Providing secure supplies of potable water is now of central concern to all societies and made the more so as we face climate change and try to determine what our adaptive response should be. The lessons Ray has drawn from experience in developing freshwater policy in India may be applied in almost all countries. The problems of cross-boundary aspects of regional water demands, the political complexity of reaching accommodation with competing jurisdictions, the stresses created when supplies cannot keep up with demand due to population increase and increasing per capita consumption, the importance of environmental considerations and the constraints on financial resources are all issues faced in varying degree by nations large and small.

The path dependencies created by the political boundaries and institutional arrangements as well as the prevailing technology and the cultural values and behavioral norms all affect the ways in which societies address the current water crisis. Ray's study is a model we should use in trying to understand and then resolve the problems arising from the provision of freshwater supplies, whether the problems are within and between the regions in one country or raise trans-boundary issues. Ray's work is grounded in a detailed analysis of the situation in India, but its ambition is justifiably painted on a larger canvas.

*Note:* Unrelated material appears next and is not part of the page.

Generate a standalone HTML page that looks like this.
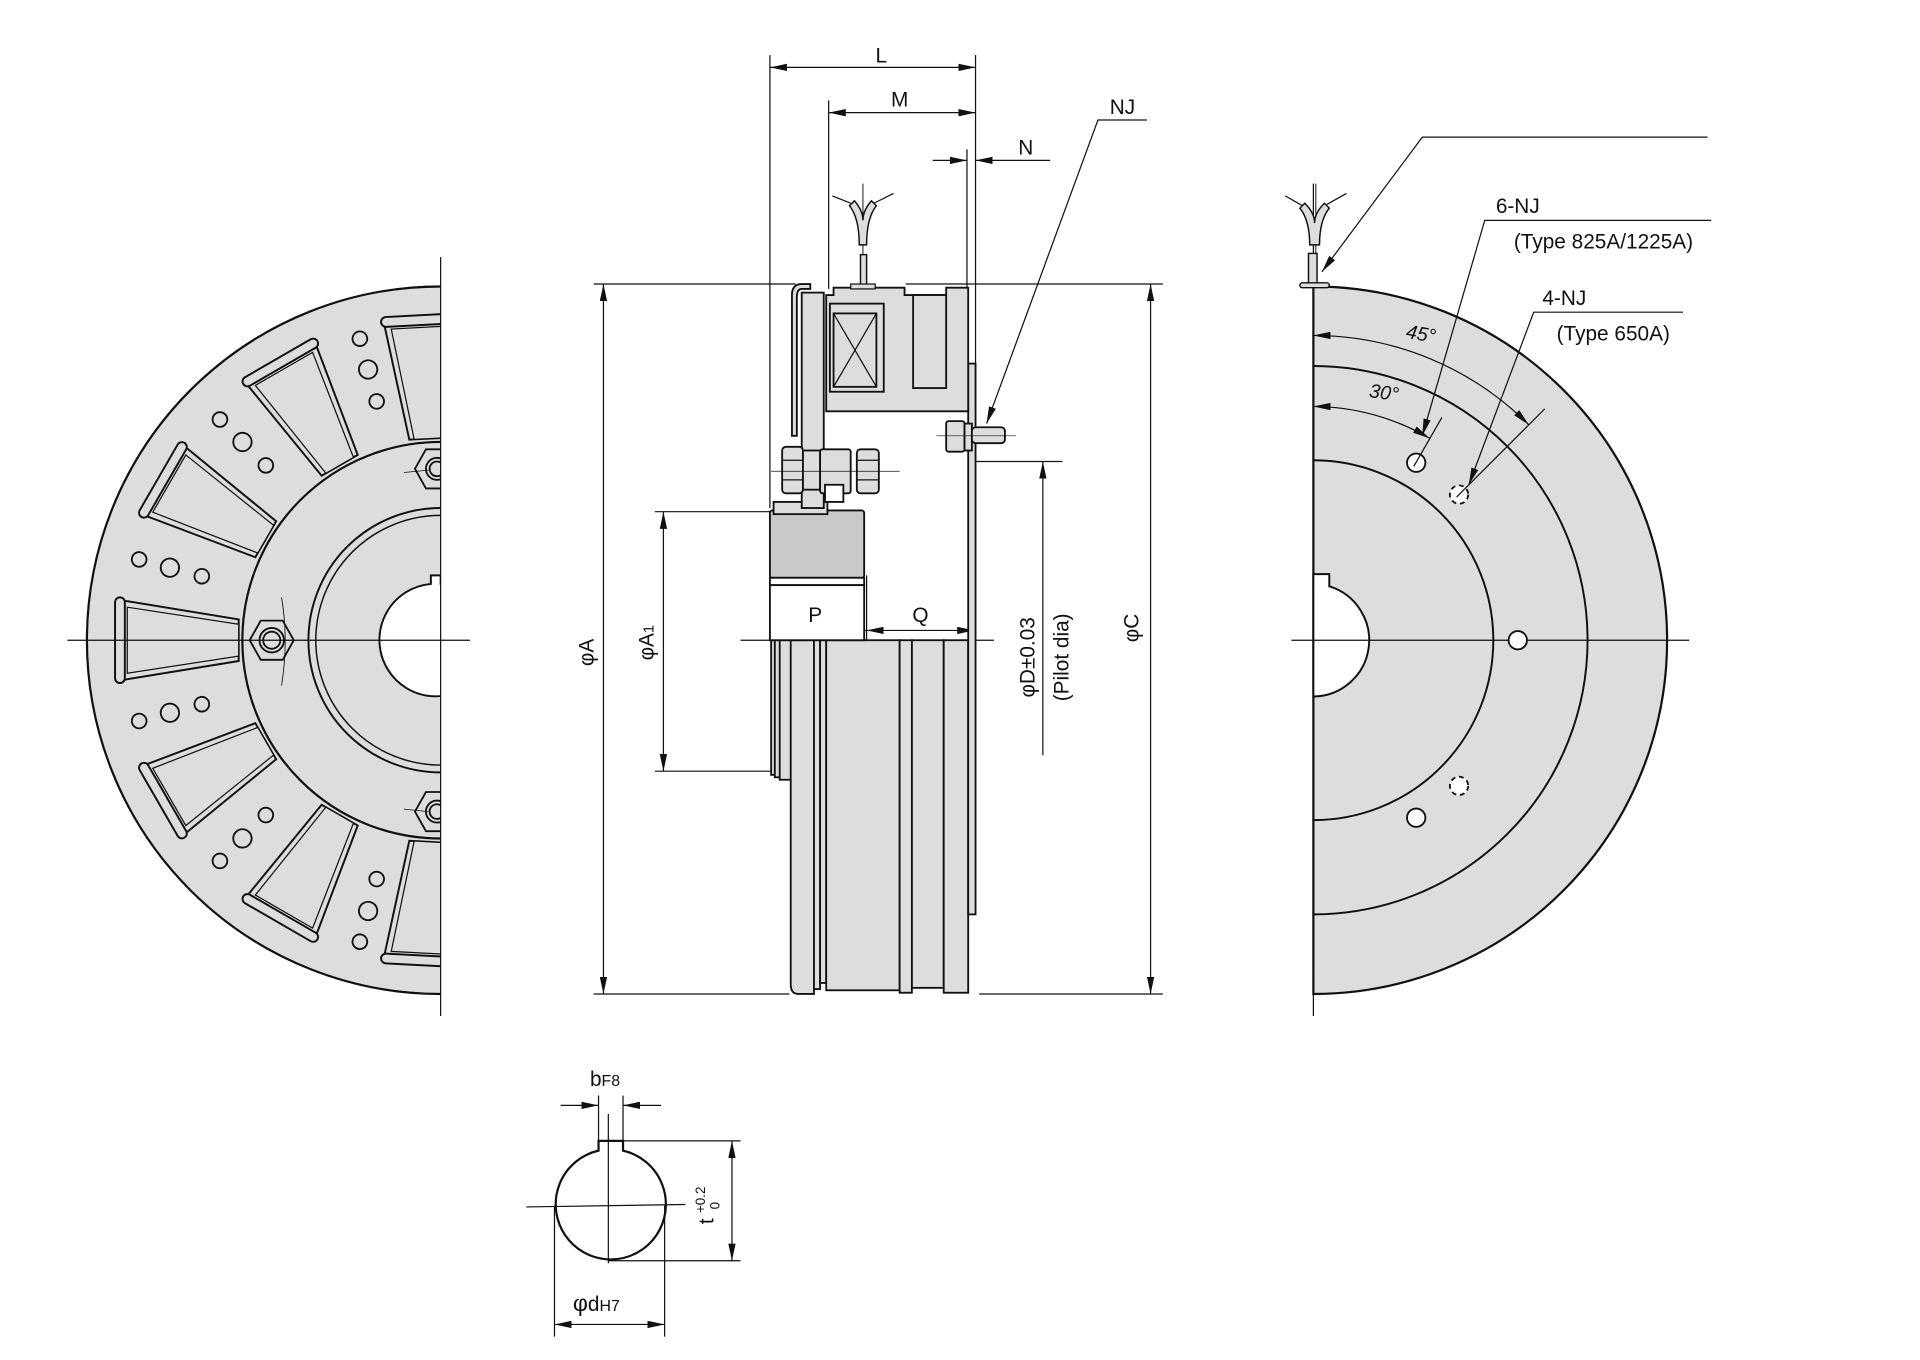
<!DOCTYPE html>
<html><head><meta charset="utf-8"><style>
html,body{margin:0;padding:0;background:#fff;}
svg{display:block;}
text{font-family:"Liberation Sans",Arial,sans-serif;fill:#111;}
</style></head><body>
<svg width="1920" height="1360" viewBox="0 0 1568.6 1111" xmlns="http://www.w3.org/2000/svg">
<defs>
<marker id="a" viewBox="0 0 14 6" refX="14" refY="3" markerWidth="14" markerHeight="6" markerUnits="userSpaceOnUse" orient="auto-start-reverse"><path d="M0,0 L14,3 L0,6 Z" fill="#111"/></marker>
<clipPath id="cl"><rect x="0" y="0" width="360" height="1111"/></clipPath>
<clipPath id="cr"><rect x="1073" y="0" width="500" height="1111"/></clipPath>
<g id="slot">
<polygon points="97,490 195,506 195,540 97,556" fill="#dcdddd" stroke="#111" stroke-width="1.6"/>
<polygon points="104,496 195,510 195,536 104,550" fill="#dcdddd" stroke="#111" stroke-width="1"/>
<rect x="94" y="488" width="8" height="70" rx="4" fill="#dcdddd" stroke="#111" stroke-width="1.6"/>
</g>
<g id="holes" fill="#dcdddd" stroke="#111" stroke-width="1.5">
<circle cx="105" cy="523" r="6"/><circle cx="131" cy="523" r="7.5"/><circle cx="158" cy="523" r="6"/>
</g>
</defs>

<!-- LEFT VIEW -->
<g clip-path="url(#cl)">
<circle cx="360" cy="523" r="289" fill="#dcdddd" stroke="#111" stroke-width="1.8"/>
<use href="#slot"/>
<use href="#slot" transform="rotate(30 360 523)"/>
<use href="#slot" transform="rotate(-30 360 523)"/>
<use href="#slot" transform="rotate(60 360 523)"/>
<use href="#slot" transform="rotate(-60 360 523)"/>
<use href="#slot" transform="rotate(87 360 523)"/>
<use href="#slot" transform="rotate(-87 360 523)"/>
<use href="#holes" transform="rotate(15 360 523)"/>
<use href="#holes" transform="rotate(-15 360 523)"/>
<use href="#holes" transform="rotate(45 360 523)"/>
<use href="#holes" transform="rotate(-45 360 523)"/>
<use href="#holes" transform="rotate(75 360 523)"/>
<use href="#holes" transform="rotate(-75 360 523)"/>
<circle cx="360" cy="523" r="162" fill="#dcdddd" stroke="#111" stroke-width="1.8"/>
<circle cx="360" cy="523" r="108" fill="none" stroke="#111" stroke-width="1.6"/>
<circle cx="360" cy="523" r="102" fill="none" stroke="#111" stroke-width="1.2"/>
<path d="M360,470 H352 V477 A46,46 0 1 0 360,477 Z" fill="#fff" stroke="#111" stroke-width="1.6"/>
<g fill="#dcdddd" stroke="#111" stroke-width="1.5">
<polygon points="204,523 213,507 231,507 240,523 231,539 213,539"/>
<circle cx="222" cy="523" r="10"/><circle cx="222" cy="523" r="7" fill="none"/>
<polygon points="339,383 348,367 366,367 375,383 366,399 348,399"/>
<circle cx="357" cy="383" r="9"/><circle cx="357" cy="383" r="6" fill="none"/>
<polygon points="339,663 348,647 366,647 375,663 366,679 348,679"/>
<circle cx="357" cy="663" r="9"/><circle cx="357" cy="663" r="6" fill="none"/>
</g>
<path d="M230,488 Q236,523 230,560" fill="none" stroke="#111" stroke-width="0.7"/>
<line x1="330" y1="386" x2="350" y2="384" stroke="#111" stroke-width="0.6"/>
<line x1="330" y1="661" x2="350" y2="663" stroke="#111" stroke-width="0.6"/>
</g>
<line x1="360" y1="210" x2="360" y2="830" stroke="#111" stroke-width="1"/>
<line x1="55" y1="523" x2="384" y2="523" stroke="#111" stroke-width="1"/>

<!-- CENTER VIEW -->
<g stroke="#111" stroke-width="1" fill="none">
<!-- extension lines -->
<line x1="629" y1="45" x2="629" y2="415"/>
<line x1="797" y1="45" x2="797" y2="297"/>
<line x1="677" y1="82" x2="677" y2="236"/>
<line x1="790" y1="122" x2="790" y2="297"/>
<line x1="485" y1="232" x2="650" y2="232"/>
<line x1="740" y1="232" x2="950" y2="232"/>
<line x1="485" y1="812" x2="645" y2="812"/>
<line x1="800" y1="812" x2="950" y2="812"/>
<line x1="535" y1="418" x2="630" y2="418"/>
<line x1="535" y1="630" x2="630" y2="630"/>
<line x1="797" y1="377" x2="868" y2="377"/>
<line x1="605" y1="523" x2="812" y2="523"/>
<line x1="708" y1="470" x2="708" y2="523"/>
<!-- dimension lines -->
<line x1="629" y1="55" x2="797" y2="55" marker-start="url(#a)" marker-end="url(#a)"/>
<line x1="677" y1="92" x2="797" y2="92" marker-start="url(#a)" marker-end="url(#a)"/>
<line x1="762" y1="131" x2="790" y2="131" marker-end="url(#a)"/>
<line x1="858" y1="131" x2="797" y2="131" marker-end="url(#a)"/>
<line x1="493" y1="232" x2="493" y2="812" marker-start="url(#a)" marker-end="url(#a)"/>
<line x1="940" y1="232" x2="940" y2="812" marker-start="url(#a)" marker-end="url(#a)"/>
<line x1="542" y1="418" x2="542" y2="630" marker-start="url(#a)" marker-end="url(#a)"/>
<line x1="852" y1="617" x2="852" y2="377" marker-end="url(#a)"/>
<line x1="630" y1="515" x2="708" y2="515" marker-start="url(#a)" marker-end="url(#a)"/>
<line x1="708" y1="515" x2="796" y2="515" marker-start="url(#a)" marker-end="url(#a)"/>
<polyline points="937,98 897,98 806,346" marker-end="url(#a)"/>
</g>

<g fill="#dcdddd" stroke="#111" stroke-width="1.5">
<!-- lower body -->
<rect x="630" y="523" width="10" height="110"/>
<rect x="633" y="523" width="10" height="112"/>
<rect x="637" y="523" width="10" height="114"/>
<path d="M646,523 H665 V812 H652 Q646,812 646,804 Z"/>
<rect x="665" y="523" width="5" height="285"/>
<rect x="670" y="523" width="5" height="280"/>
<rect x="675" y="523" width="60" height="286"/>
<rect x="735" y="523" width="10" height="288"/>
<rect x="745" y="523" width="26" height="284"/>
<rect x="771" y="523" width="20" height="288"/>
<rect x="791" y="297" width="6" height="450"/>
<!-- hub block -->
<rect x="629" y="417" width="77" height="55" fill="#c8c9c9" rx="2"/>
<rect x="629" y="472" width="77" height="6" fill="#fff"/>
<rect x="629" y="478" width="77" height="45" fill="#fff"/>
<rect x="632" y="410" width="44" height="10"/>
<!-- spring & armature -->
<path d="M647,356 V241 Q647,232 655,232 H662 V236 H655 Q651,236 651,243 V356 Z"/>
<rect x="655" y="239" width="18" height="176"/>
<!-- magnet body -->
<path d="M675,241 H681 V235 H739 V241 H773 V235 H791 V336 H675 Z"/>
<rect x="678" y="248" width="44" height="72"/>
<rect x="681" y="256" width="35" height="60"/>
<rect x="746" y="241" width="27" height="76"/>
<!-- bolt & nuts -->
<rect x="639" y="365" width="17" height="38" rx="3"/>
<rect x="656" y="368" width="14" height="32"/>
<rect x="670" y="367" width="25" height="36" rx="2"/>
<rect x="700" y="367" width="18" height="36" rx="3"/>
<rect x="674" y="396" width="15" height="14" fill="#fff"/>
<!-- NJ screw -->
<rect x="773" y="344" width="15" height="25" rx="2"/>
<rect x="788" y="346" width="6" height="22"/>
<rect x="794" y="349" width="27" height="13" rx="3"/>
</g>
<g stroke="#111" stroke-width="1" fill="none">
<line x1="681" y1="256" x2="716" y2="316"/><line x1="716" y1="256" x2="681" y2="316"/>
<line x1="630" y1="385" x2="735" y2="385" stroke-width="0.6"/>
<line x1="765" y1="356" x2="830" y2="356" stroke-width="0.6"/>
<line x1="639" y1="376" x2="656" y2="376"/><line x1="639" y1="392" x2="656" y2="392"/>
<line x1="700" y1="376" x2="718" y2="376"/><line x1="700" y1="392" x2="718" y2="392"/>
<!-- lead wire -->
<line x1="705" y1="150" x2="705" y2="228" stroke-width="0.8"/>
<rect x="703" y="208" width="5" height="27" fill="#dcdddd" stroke-width="1.2"/>
<path d="M694,168 Q702,178 702,200 H708 Q708,178 716,168 L712,164 Q705,172 705,180 Q705,172 698,164 Z" fill="#dcdddd" stroke-width="1.2"/>
<line x1="680" y1="160" x2="695" y2="166"/><line x1="730" y1="158" x2="714" y2="166"/>
<rect x="695" y="232" width="20" height="4" fill="#dcdddd"/>
</g>

<g font-size="17">
<text x="720" y="51" text-anchor="middle">L</text>
<text x="735" y="87" text-anchor="middle">M</text>
<text x="838" y="126" text-anchor="middle">N</text>
<text x="917" y="93" text-anchor="middle">NJ</text>
<text x="666" y="508" text-anchor="middle">P</text>
<text x="752" y="508" text-anchor="middle">Q</text>
<text transform="translate(485,533) rotate(-90)" text-anchor="middle">φA</text>
<text transform="translate(534,525) rotate(-90)" text-anchor="middle">φA<tspan font-size="12">1</tspan></text>
<text transform="translate(845,537) rotate(-90)" text-anchor="middle">φD±0.03</text>
<text transform="translate(873,537) rotate(-90)" text-anchor="middle">(Pilot dia)</text>
<text transform="translate(930,513) rotate(-90)" text-anchor="middle">φC</text>
</g>

<!-- RIGHT VIEW -->
<path d="M1073,234 A289,289 0 0 1 1073,812 Z" fill="#dcdddd" stroke="#111" stroke-width="1.8"/>
<g fill="none" stroke="#111" stroke-width="1.6">
<path d="M1073,299 A224,224 0 0 1 1073,747"/>
<path d="M1073,376 A147,147 0 0 1 1073,670"/>
</g>
<path d="M1073,469 H1086 V479 A46,46 0 0 1 1073,569 Z" fill="#fff" stroke="#111" stroke-width="1.6"/>
<line x1="1073" y1="150" x2="1073" y2="830" stroke="#111" stroke-width="1"/>
<line x1="1055" y1="523" x2="1380" y2="523" stroke="#111" stroke-width="1"/>
<g fill="#fff" stroke="#111" stroke-width="1.5">
<circle cx="1157" cy="378" r="7.5"/>
<circle cx="1240" cy="523" r="7.5"/>
<circle cx="1157" cy="668" r="7.5"/>
<circle cx="1192" cy="404" r="7.5" stroke-dasharray="4,3"/>
<circle cx="1192" cy="642" r="7.5" stroke-dasharray="4,3"/>
</g>
<g stroke="#111" stroke-width="1" fill="none">
<path d="M1073,274 A249,249 0 0 1 1249,347" marker-start="url(#a)" marker-end="url(#a)"/>
<path d="M1073,332 A191,191 0 0 1 1168,358" marker-start="url(#a)" marker-end="url(#a)"/>
<line x1="1190" y1="406" x2="1262" y2="334"/>
<line x1="1155" y1="381" x2="1178" y2="341"/>
<polyline points="1398,180 1213,180 1162,356" marker-end="url(#a)"/>
<polyline points="1375,255 1253,255 1200,396" marker-end="url(#a)"/>
<polyline points="1395,112 1162,112 1080,222" marker-end="url(#a)"/>
<line x1="1075" y1="150" x2="1075" y2="232" stroke-width="0.8"/>
<rect x="1069" y="207" width="7" height="25" fill="#dcdddd" stroke-width="1.2"/>
<rect x="1062" y="231" width="24" height="4" rx="2" fill="#dcdddd" stroke-width="1.2"/>
<path d="M1062,170 Q1070,180 1070,200 H1078 Q1078,180 1086,170 L1082,166 Q1074,174 1074,182 Q1074,174 1066,166 Z" fill="#dcdddd" stroke-width="1.2"/>
<line x1="1050" y1="160" x2="1064" y2="168"/><line x1="1100" y1="158" x2="1084" y2="167"/>
</g>
<g font-size="17">
<text x="1240" y="174" text-anchor="middle">6-NJ</text>
<text x="1310" y="203" text-anchor="middle">(Type 825A/1225A)</text>
<text x="1278" y="249" text-anchor="middle">4-NJ</text>
<text x="1318" y="278" text-anchor="middle">(Type 650A)</text>
<text x="1160" y="278" text-anchor="middle" font-style="italic" font-size="16" transform="rotate(10 1160 278)">45°</text>
<text x="1130" y="326" text-anchor="middle" font-style="italic" font-size="16" transform="rotate(8 1130 326)">30°</text>
</g>

<!-- KEY DETAIL -->
<g stroke="#111" fill="none">
<path d="M489,940 V932 H509 V940 A45,45 0 1 1 489,940 Z" stroke-width="1.8"/>
<line x1="430" y1="986" x2="560" y2="984" stroke-width="1"/>
<line x1="497" y1="910" x2="497" y2="1032" stroke-width="1"/>
<line x1="489" y1="895" x2="489" y2="932" stroke-width="1"/>
<line x1="509" y1="895" x2="509" y2="932" stroke-width="1"/>
<line x1="458" y1="903" x2="489" y2="903" stroke-width="1" marker-end="url(#a)"/>
<line x1="540" y1="903" x2="509" y2="903" stroke-width="1" marker-end="url(#a)"/>
<line x1="509" y1="932" x2="605" y2="932" stroke-width="1"/>
<line x1="497" y1="1030" x2="605" y2="1030" stroke-width="1"/>
<line x1="598" y1="932" x2="598" y2="1030" stroke-width="1" marker-start="url(#a)" marker-end="url(#a)"/>
<line x1="453" y1="985" x2="453" y2="1092" stroke-width="1"/>
<line x1="543" y1="985" x2="543" y2="1092" stroke-width="1"/>
<line x1="453" y1="1082" x2="543" y2="1082" stroke-width="1" marker-start="url(#a)" marker-end="url(#a)"/>
</g>
<text x="482" y="887" font-size="17">b<tspan font-size="13">F8</tspan></text>
<text x="468" y="1071" font-size="19">φ<tspan font-size="17">d</tspan><tspan font-size="13">H7</tspan></text>
<g transform="translate(583,1000) rotate(-90)"><text x="0" y="0" font-size="17">t</text><text x="9" y="-7" font-size="11">+0.2</text><text x="12" y="5" font-size="11">0</text></g>
</svg>
</body></html>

Ray has made a singular contribution to the debate and his book deserves to be closely studied by all those who have a concern for the environment and for the peaceful management of tensions arising from the exploitation of the limited supplies of freshwater.

Gail Omvedt
As water use and water shortages increase throughout the world, India is in danger of water famine, and increasing water conflicts both within India and between India and its small and large neighboring countries. Already drought and floods affect millions of people annually. In this context, Binayak Ray has given a harsh but carefully documented critique of India’s water policies, their irresponsibilities and their failures to consider environmental and human impacts. Readers will find it an excellent survey and particularly useful on the hastily conceived river interlinking project, and in terms of international relations. Ray urges both increased stakeholder involvement within India and a South Asia- (and China-) oriented regional approach as remedies for a sustainable and just water policy.
Prema-chandra Athukorala
This book is an important contribution to the ongoing debate about the looming freshwater crisis in the Indian sub-continent, one of the driest sub-continents with the largest poverty-stricken population on earth.

The non-availability of freshwater will have disastrous socio-economic and political consequences, as well as create unprecedented environmental catastrophes. Further, the rise of China, which controls about 90 percent of Asia's freshwater supply and is a water-scarce country herself, will demand more water from two of the Himalayan rivers that flow through the sub-continent. As no two Asian superpowers have ever existed side by side, the rise of India as an economic superpower will complicate the situation further.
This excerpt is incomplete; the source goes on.